Tarrafal sits on the western shore of Santo Antão, about half a day’s drive across the island from the Paúl Valley. The road to Tarrafal is absolutely spectacular. In the span of six hours, we drove through a lush forest into a stark, dry, rock desert. The change in landscape happened abruptly, as we moved from the misty windward side of the volcano, into the dry, sunny, leeward side.
Halfway across the island, we stopped in the town of Lagoa, where we left our driver who had taken us around the eastern areas of Santo Antão. Here, we boarded a small pick-up truck, one of many that ferried Cape Verdeans and tourist alike around the hamlets along the western coast. A man tried to board our truck under the pretence of hitching a ride, but our driver took us to the police station just around the corner, where a policeman came out, yelling at the man to get off. There were a few other genuine hitch-hikers though, who needed to be dropped off at a mining village a few kilometres down the road. These we picked up.
The landscape turned starkly dry and desert-like soon after we exited Lagoa. Soaring, verdant cliffs transitioned into gently rolling hills covered in rough gravel. Our guide, Mar, told us that for a short period of time, the hills turn green after an extended bout of rain. It was hard to believe, but we’d seen them this way on postcards, sold around the island.
We stopped at a crossroads from where we had a view of the peak of Tope de Coroa, the second tallest mountain on Cape Verde after Pico do Fogo, standing at 1,979 metres. Here we got out for a breath of fresh air, and I was shocked at how chilly it was, despite the sun blasting harshly down on everything around us.
The last few kilometres of road into Tarrafal was nothing more than a rocky dirt track. It was one of the most inaccessible places we’d ever been to, despite it seeming popularity with visitors to Santo Antão.
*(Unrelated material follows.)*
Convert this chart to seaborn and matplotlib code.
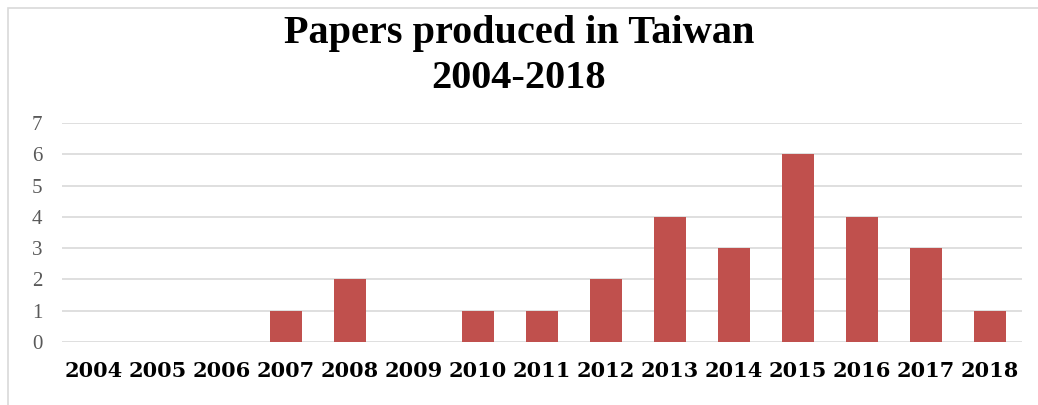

There, we stayed in one of the few guesthouses available, the Vista Tarrafal. It was still in the process of being completed, but we didn’t mind. The staff were very helpful, and the breakfast, which was prepared in the guesthouse’s own kitchen, was delicious.
Tarrafal is a lovely place to visit after a few days of hiking. Here, we spent our time walking along the beach, taking photos, watching the local team practice a bit of football, and eating lobsters.
We met one of the residents of the village, a Swiss man called Norbert, who had been living on Cape Verde for several years. He was an interesting character and an agriculturalist by trade, and had quite a bit to say about the local produce on Cape Verde. He also knew Stan and Raphäle, who are the French couple that own the lovely Pension Goa on São Vicente, which we were going to stay at.
The best, however, was still yet to come. The sunrise over Tarrafal is not to be missed. You will likely catch it on your way to Porto Novo, for the ferry back to Mindelo, on São Vicente. For this, we had to get up before dawn, navigate our way through breakfast, and around the guesthouse, with only torchlight (there is no electricity available in most places in Tarrafal between 10 p.m. and 6 a.m.).
As we were driving up the dirt road, we saw a woman climbing up the slopes in the distance, with a huge bag of clothes balanced upon her head. We speculated that she must have been walking since nightfall, for her to have gotten this far.
As the sun rose, the peaks of of Tarrafal were lit an incredibly rosy pink, as the skies turned golden and blue. It was the most beautiful, and spectacular, sunrise I’d ever seen.